いつから夢をはかるものさしがお金になってしまったのか。正直、格闘家のファイトマネーなんて知れている。それを必死に上げようとする人たちがいることは全く問題ないが、それは結局お金で夢や幸せを買おうとしてしまっていると思う。45歳でDEEP☆KICKという団体の王者とリングで拳を交える。相手は20戦以上もしている強者であり、RISEのランカーでもある。そこに挑むにはリスクが大きすぎるが、それをお金に変えて挑む意味を見つけようとは思わない。何故ならこれは人間のなすことであり、ビジネスではない。

人間が日々葛藤する泥くさい感情にふたをして、SNSで匿名の批判をする。そんな時代になったのはSNSの発展だけのせいだろうか。僕は違うと思う。人間が成熟できなくなった社会にも問題があり、そこで生きる人間が妥協を重ねてきた結果だと思う。

3月26日有明アリーナ。僕はここで人間を見せる。そしてその姿を見て、会場にいる人やABEMAで見ている人たちに伝えたい。自分の中の否定の壁を乗り越えよう!人生は何度でもやり直せる。無謀な挑戦をする必要はないが、やりたいと思っていること、伝えたいと思っていることをそのままにせず、1歩踏み出してほしい。
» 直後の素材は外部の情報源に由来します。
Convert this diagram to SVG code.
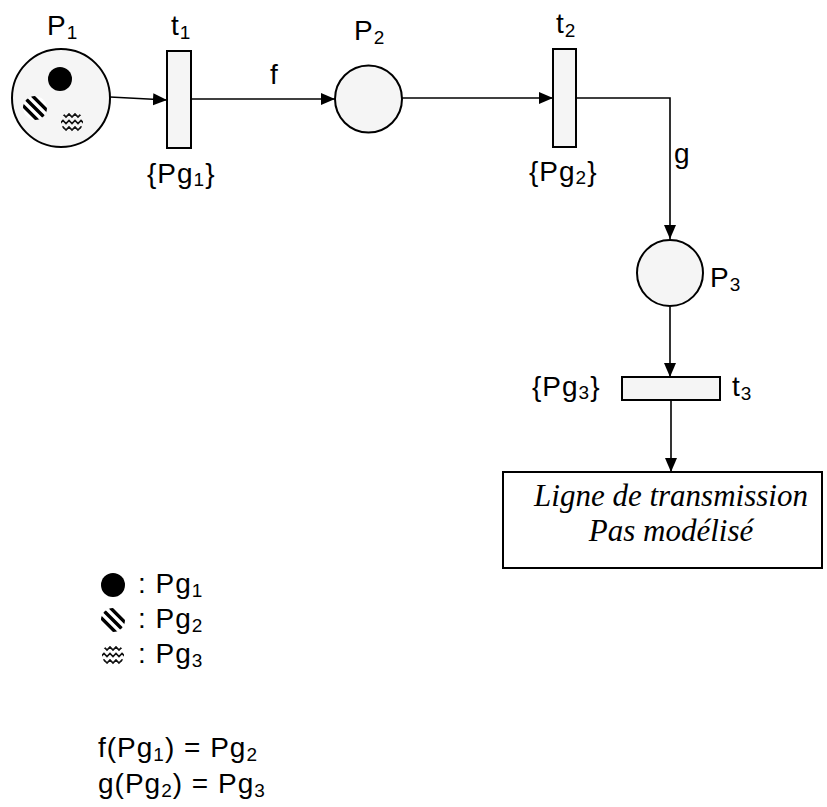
<svg xmlns="http://www.w3.org/2000/svg" xmlns:xlink="http://www.w3.org/1999/xlink" width="827" height="807" viewBox="0 0 827 807">
<style>
.pl{fill:#f5f5f5;stroke:#000;stroke-width:2}
.tr{fill:#f5f5f5;stroke:#000;stroke-width:2}
.cn{fill:none;stroke:#000;stroke-width:1.6;marker-end:url(#ah)}
.lbl{font-family:"Liberation Sans",Arial,Helvetica,sans-serif;font-size:28px;fill:#000;letter-spacing:1px}
.sub{font-size:19px}
.box{fill:#fff;stroke:#000;stroke-width:2}
.bt{font-family:"Liberation Serif","Times New Roman",serif;font-style:italic;font-size:31px;fill:#000;text-anchor:middle}
</style>
<defs>
<marker id="ah" markerUnits="userSpaceOnUse" markerWidth="15" markerHeight="13" refX="14" refY="6" orient="auto">
<path d="M0,0 L14,6 L0,12 z" fill="#000"/>
</marker>
<clipPath id="tc"><circle cx="0" cy="0" r="12"/></clipPath>
<clipPath id="wc"><circle cx="0" cy="0" r="11"/></clipPath>
<g id="dot"><circle cx="0" cy="0" r="12" fill="#000"/></g>
<g id="striped" clip-path="url(#tc)">
<circle cx="0" cy="0" r="12" fill="#fff"/>
<path d="M-15,-15 L15,15 M-10.2,-19.8 L19.8,10.2 M-19.8,-10.2 L10.2,19.8" stroke="#000" stroke-width="3.4" fill="none"/>
</g>
<g id="wavy" clip-path="url(#wc)">
<path d="M-12,-5 l3,-3 l3,3 l3,-3 l3,3 l3,-3 l3,3 l3,-3 l3,3 M-12,1.5 l3,-3 l3,3 l3,-3 l3,3 l3,-3 l3,3 l3,-3 l3,3 M-12,8 l3,-3 l3,3 l3,-3 l3,3 l3,-3 l3,3 l3,-3 l3,3" stroke="#111" stroke-width="1.6" fill="none"/>
</g>
</defs>

<g id="connectors">
<path class="cn" d="M110,97 L167,100"/>
<path class="cn" d="M191,99 L335,99"/>
<path class="cn" d="M402,98 L553,98"/>
<path class="cn" d="M576,98 L670,98 L670,239"/>
<path class="cn" d="M670,307 L670,377"/>
<path class="cn" d="M671,400 L671,472"/>
<text class="lbl" x="270" y="84">f</text>
<text class="lbl" x="674" y="163">g</text>
</g>

<g id="P1">
<circle class="pl" cx="61" cy="98" r="49"/>
<use xlink:href="#dot" x="60" y="79"/>
<use xlink:href="#striped" x="35" y="108"/>
<use xlink:href="#wavy" x="72" y="122"/>
<text class="lbl" x="47" y="35">P<tspan class="sub" dy="4">1</tspan></text>
</g>

<g id="t1">
<rect class="tr" x="167" y="51" width="24" height="97"/>
<text class="lbl" x="171" y="35">t<tspan class="sub" dy="4">1</tspan></text>
<text class="lbl" x="147" y="183">{Pg<tspan class="sub" dy="3">1</tspan><tspan dy="-3">}</tspan></text>
</g>

<g id="P2">
<circle class="pl" cx="368.5" cy="99" r="33.5"/>
<text class="lbl" x="354" y="40">P<tspan class="sub" dy="4">2</tspan></text>
</g>

<g id="t2">
<rect class="tr" x="553" y="49" width="23" height="98"/>
<text class="lbl" x="556" y="33">t<tspan class="sub" dy="4">2</tspan></text>
<text class="lbl" x="529" y="181">{Pg<tspan class="sub" dy="3">2</tspan><tspan dy="-3">}</tspan></text>
</g>

<g id="P3">
<circle class="pl" cx="670" cy="273" r="33"/>
<text class="lbl" x="710" y="287">P<tspan class="sub" dy="4">3</tspan></text>
</g>

<g id="t3">
<rect class="tr" x="622" y="377" width="98" height="23"/>
<text class="lbl" x="532" y="396">{Pg<tspan class="sub" dy="3">3</tspan><tspan dy="-3">}</tspan></text>
<text class="lbl" x="732" y="396">t<tspan class="sub" dy="4">3</tspan></text>
</g>

<g id="ligne">
<rect class="box" x="503" y="472" width="319" height="96"/>
<text class="bt" x="671" y="506">Ligne de transmission</text>
<text class="bt" x="671" y="541">Pas modélisé</text>
</g>

<g id="legend">
<use xlink:href="#dot" x="113" y="585"/>
<text class="lbl" x="138" y="593">: Pg<tspan class="sub" dy="4">1</tspan></text>
<use xlink:href="#striped" x="113" y="620"/>
<text class="lbl" x="138" y="628">: Pg<tspan class="sub" dy="4">2</tspan></text>
<use xlink:href="#wavy" x="113" y="655"/>
<text class="lbl" x="138" y="663">: Pg<tspan class="sub" dy="4">3</tspan></text>
</g>

<g id="formulas">
<text class="lbl" x="98" y="757">f(Pg<tspan class="sub" dy="4">1</tspan><tspan dy="-4">) = Pg</tspan><tspan class="sub" dy="4">2</tspan></text>
<text class="lbl" x="98" y="793">g(Pg<tspan class="sub" dy="4">2</tspan><tspan dy="-4">) = Pg</tspan><tspan class="sub" dy="4">3</tspan></text>
</g>
</svg>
それは実は自分の中にある否定の壁を越えることでしか始まらないんだ。

誰かのせいにしても、誰かをたたいても、社会のせいにしても、政治家をたたいても、自分の人生は変わらない。自分の人生は自分の中にある醜い自分を倒さない限り変わらないんだ。だから僕の今回の最大の敵は、王者のKENTA選手ではなく、自分の中にいる醜い自分なんだ。

語弊を恐れず皆んなにも伝えたい。醜い自分をぶっ倒すんだ!僕の試合を見てそんな思いになってもらいたい。明日を戦うためには今から目をそらすことができない。その今とは自分のことだ。社会や会社じゃない。自分だ。今とは自分のこと。自分と向き合い、醜い自分を受け入れてぶっ倒す。それが自分の人生を好転させる唯一に方法であり、それこそが自分の人生のジャイアントキリングを起こす唯一の方法なんだ。

やるぞ、みんなで最高の舞台を作るぞ!さあ、自分との戦いを始めるぞ!

◆安彦考真(あびこ・たかまさ)1978年(昭53)2月1日、神奈川県生まれ。高校3年時に単身ブラジルへ渡り、19歳で地元クラブとプロ契約を結んだが開幕直前のけがもあり、帰国。03年に引退するも17年夏に39歳で再びプロ入りを志し、18年3月に練習生を経てJ2水戸と40歳でプロ契約。出場機会を得られず19年にJ3YS横浜に移籍。同年開幕戦の鳥取戦に41歳1カ月9日で途中出場し、ジーコの持つJリーグ最年長初出場記録(40歳2カ月13日)を更新。20年限りで現役を引退し、格闘家転向を表明。21年4月にアマチュア格闘技イベント「EXECUTIVE FIGHT 武士道」で格闘家デビュー。プロとしては22年2月16日にRISEでデビューを果たした。175センチ、74キロ。